Brief: Repeat every line of the data exactly, but not the pictures.

Provided data:

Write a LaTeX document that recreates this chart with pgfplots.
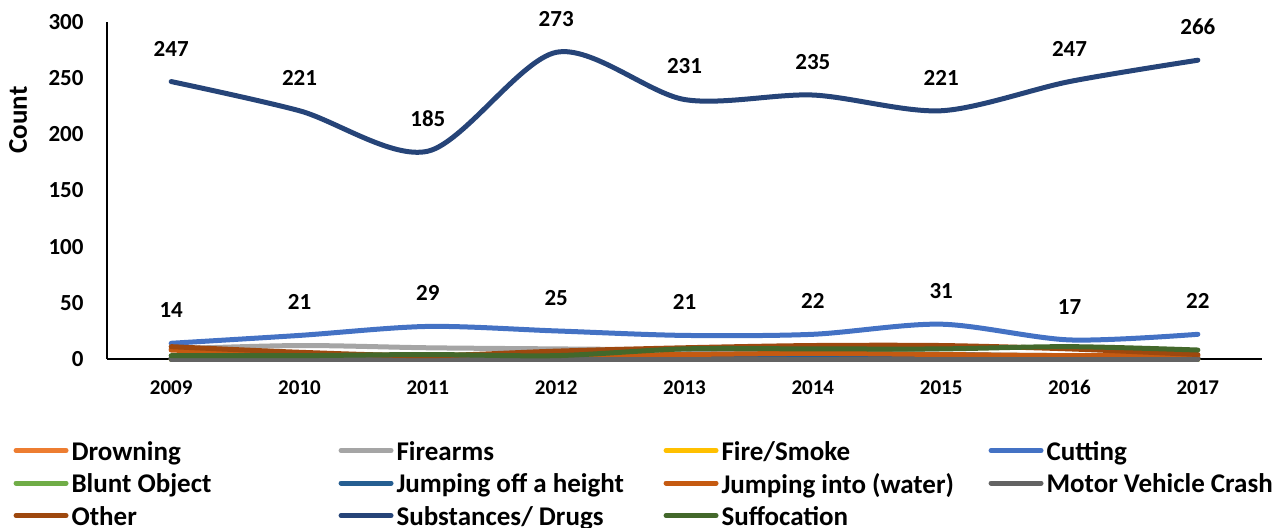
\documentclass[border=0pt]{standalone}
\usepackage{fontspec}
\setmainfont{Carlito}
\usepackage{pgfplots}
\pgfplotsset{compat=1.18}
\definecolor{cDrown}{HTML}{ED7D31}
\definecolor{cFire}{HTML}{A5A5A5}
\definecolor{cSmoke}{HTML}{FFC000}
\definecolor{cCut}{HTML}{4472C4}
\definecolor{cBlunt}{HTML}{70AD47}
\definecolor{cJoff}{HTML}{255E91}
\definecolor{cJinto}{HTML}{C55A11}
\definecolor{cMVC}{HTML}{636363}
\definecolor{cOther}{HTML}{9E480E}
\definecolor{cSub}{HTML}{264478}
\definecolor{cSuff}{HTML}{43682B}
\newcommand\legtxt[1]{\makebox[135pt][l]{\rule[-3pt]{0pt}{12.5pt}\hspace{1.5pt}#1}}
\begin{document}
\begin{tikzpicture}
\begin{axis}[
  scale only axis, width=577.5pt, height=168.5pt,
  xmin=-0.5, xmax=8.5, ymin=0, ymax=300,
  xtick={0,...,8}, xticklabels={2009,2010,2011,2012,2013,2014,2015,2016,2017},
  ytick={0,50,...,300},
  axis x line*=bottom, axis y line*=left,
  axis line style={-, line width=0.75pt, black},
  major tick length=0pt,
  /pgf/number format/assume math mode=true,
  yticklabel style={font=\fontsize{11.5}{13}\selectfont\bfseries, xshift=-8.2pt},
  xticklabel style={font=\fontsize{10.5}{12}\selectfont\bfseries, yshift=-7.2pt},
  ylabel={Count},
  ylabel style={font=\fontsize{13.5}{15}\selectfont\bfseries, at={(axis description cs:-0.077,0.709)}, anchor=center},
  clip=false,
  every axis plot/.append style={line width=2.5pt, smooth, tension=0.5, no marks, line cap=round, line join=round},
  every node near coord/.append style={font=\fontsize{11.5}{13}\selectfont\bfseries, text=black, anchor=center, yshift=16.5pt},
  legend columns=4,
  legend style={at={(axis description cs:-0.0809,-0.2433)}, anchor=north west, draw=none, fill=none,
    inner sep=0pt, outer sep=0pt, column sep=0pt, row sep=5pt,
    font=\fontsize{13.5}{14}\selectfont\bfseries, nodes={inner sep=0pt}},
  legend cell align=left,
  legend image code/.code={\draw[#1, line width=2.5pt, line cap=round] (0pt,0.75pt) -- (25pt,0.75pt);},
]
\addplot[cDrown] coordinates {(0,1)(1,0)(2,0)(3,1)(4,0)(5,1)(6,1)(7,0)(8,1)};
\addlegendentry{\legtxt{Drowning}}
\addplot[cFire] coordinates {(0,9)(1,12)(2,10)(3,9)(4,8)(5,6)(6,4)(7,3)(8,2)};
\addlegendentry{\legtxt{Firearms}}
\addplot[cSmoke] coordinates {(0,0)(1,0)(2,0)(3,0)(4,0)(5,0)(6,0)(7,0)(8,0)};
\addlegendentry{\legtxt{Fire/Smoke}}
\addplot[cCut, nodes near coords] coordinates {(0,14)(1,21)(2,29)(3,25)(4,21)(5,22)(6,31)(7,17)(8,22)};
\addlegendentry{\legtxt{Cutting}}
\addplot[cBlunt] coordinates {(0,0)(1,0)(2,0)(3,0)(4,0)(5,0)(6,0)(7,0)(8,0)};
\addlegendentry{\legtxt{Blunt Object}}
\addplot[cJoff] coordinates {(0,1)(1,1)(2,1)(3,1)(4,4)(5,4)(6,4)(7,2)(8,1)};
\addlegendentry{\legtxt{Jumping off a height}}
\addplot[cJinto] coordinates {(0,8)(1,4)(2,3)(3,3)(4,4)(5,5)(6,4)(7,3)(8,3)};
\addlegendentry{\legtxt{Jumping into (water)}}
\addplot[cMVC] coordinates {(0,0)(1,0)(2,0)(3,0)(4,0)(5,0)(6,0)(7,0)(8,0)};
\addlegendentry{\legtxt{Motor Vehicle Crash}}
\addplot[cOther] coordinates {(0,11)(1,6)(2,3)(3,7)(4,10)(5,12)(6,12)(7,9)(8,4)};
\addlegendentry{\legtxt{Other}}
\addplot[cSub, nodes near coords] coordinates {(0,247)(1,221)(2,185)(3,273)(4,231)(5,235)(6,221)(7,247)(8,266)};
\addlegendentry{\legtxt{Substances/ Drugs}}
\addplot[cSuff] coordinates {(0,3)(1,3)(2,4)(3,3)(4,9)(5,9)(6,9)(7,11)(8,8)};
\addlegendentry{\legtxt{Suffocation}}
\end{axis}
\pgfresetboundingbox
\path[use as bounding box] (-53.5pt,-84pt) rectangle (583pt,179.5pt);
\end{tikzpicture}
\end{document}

Result for this task:
Write a LaTeX document that recreates this chart with pgfplots.
\documentclass[border=0pt]{standalone}
\usepackage{fontspec}
\setmainfont{Carlito}
\usepackage{pgfplots}
\pgfplotsset{compat=1.18}
\definecolor{cDrown}{HTML}{ED7D31}
\definecolor{cFire}{HTML}{A5A5A5}
\definecolor{cSmoke}{HTML}{FFC000}
\definecolor{cCut}{HTML}{4472C4}
\definecolor{cBlunt}{HTML}{70AD47}
\definecolor{cJoff}{HTML}{255E91}
\definecolor{cJinto}{HTML}{C55A11}
\definecolor{cMVC}{HTML}{636363}
\definecolor{cOther}{HTML}{9E480E}
\definecolor{cSub}{HTML}{264478}
\definecolor{cSuff}{HTML}{43682B}
\newcommand\legtxt[1]{\makebox[135pt][l]{\rule[-3pt]{0pt}{12.5pt}\hspace{1.5pt}#1}}
\begin{document}
\begin{tikzpicture}
\begin{axis}[
  scale only axis, width=577.5pt, height=168.5pt,
  xmin=-0.5, xmax=8.5, ymin=0, ymax=300,
  xtick={0,...,8}, xticklabels={2009,2010,2011,2012,2013,2014,2015,2016,2017},
  ytick={0,50,...,300},
  axis x line*=bottom, axis y line*=left,
  axis line style={-, line width=0.75pt, black},
  major tick length=0pt,
  /pgf/number format/assume math mode=true,
  yticklabel style={font=\fontsize{11.5}{13}\selectfont\bfseries, xshift=-8.2pt},
  xticklabel style={font=\fontsize{10.5}{12}\selectfont\bfseries, yshift=-7.2pt},
  ylabel={Count},
  ylabel style={font=\fontsize{13.5}{15}\selectfont\bfseries, at={(axis description cs:-0.077,0.709)}, anchor=center},
  clip=false,
  every axis plot/.append style={line width=2.5pt, smooth, tension=0.5, no marks, line cap=round, line join=round},
  every node near coord/.append style={font=\fontsize{11.5}{13}\selectfont\bfseries, text=black, anchor=center, yshift=16.5pt},
  legend columns=4,
  legend style={at={(axis description cs:-0.0809,-0.2433)}, anchor=north west, draw=none, fill=none,
    inner sep=0pt, outer sep=0pt, column sep=0pt, row sep=5pt,
    font=\fontsize{13.5}{14}\selectfont\bfseries, nodes={inner sep=0pt}},
  legend cell align=left,
  legend image code/.code={\draw[#1, line width=2.5pt, line cap=round] (0pt,0.75pt) -- (25pt,0.75pt);},
]
\addplot[cDrown] coordinates {(0,1)(1,0)(2,0)(3,1)(4,0)(5,1)(6,1)(7,0)(8,1)};
\addlegendentry{\legtxt{Drowning}}
\addplot[cFire] coordinates {(0,9)(1,12)(2,10)(3,9)(4,8)(5,6)(6,4)(7,3)(8,2)};
\addlegendentry{\legtxt{Firearms}}
\addplot[cSmoke] coordinates {(0,0)(1,0)(2,0)(3,0)(4,0)(5,0)(6,0)(7,0)(8,0)};
\addlegendentry{\legtxt{Fire/Smoke}}
\addplot[cCut, nodes near coords] coordinates {(0,14)(1,21)(2,29)(3,25)(4,21)(5,22)(6,31)(7,17)(8,22)};
\addlegendentry{\legtxt{Cutting}}
\addplot[cBlunt] coordinates {(0,0)(1,0)(2,0)(3,0)(4,0)(5,0)(6,0)(7,0)(8,0)};
\addlegendentry{\legtxt{Blunt Object}}
\addplot[cJoff] coordinates {(0,1)(1,1)(2,1)(3,1)(4,4)(5,4)(6,4)(7,2)(8,1)};
\addlegendentry{\legtxt{Jumping off a height}}
\addplot[cJinto] coordinates {(0,8)(1,4)(2,3)(3,3)(4,4)(5,5)(6,4)(7,3)(8,3)};
\addlegendentry{\legtxt{Jumping into (water)}}
\addplot[cMVC] coordinates {(0,0)(1,0)(2,0)(3,0)(4,0)(5,0)(6,0)(7,0)(8,0)};
\addlegendentry{\legtxt{Motor Vehicle Crash}}
\addplot[cOther] coordinates {(0,11)(1,6)(2,3)(3,7)(4,10)(5,12)(6,12)(7,9)(8,4)};
\addlegendentry{\legtxt{Other}}
\addplot[cSub, nodes near coords] coordinates {(0,247)(1,221)(2,185)(3,273)(4,231)(5,235)(6,221)(7,247)(8,266)};
\addlegendentry{\legtxt{Substances/ Drugs}}
\addplot[cSuff] coordinates {(0,3)(1,3)(2,4)(3,3)(4,9)(5,9)(6,9)(7,11)(8,8)};
\addlegendentry{\legtxt{Suffocation}}
\end{axis}
\pgfresetboundingbox
\path[use as bounding box] (-53.5pt,-84pt) rectangle (583pt,179.5pt);
\end{tikzpicture}
\end{document}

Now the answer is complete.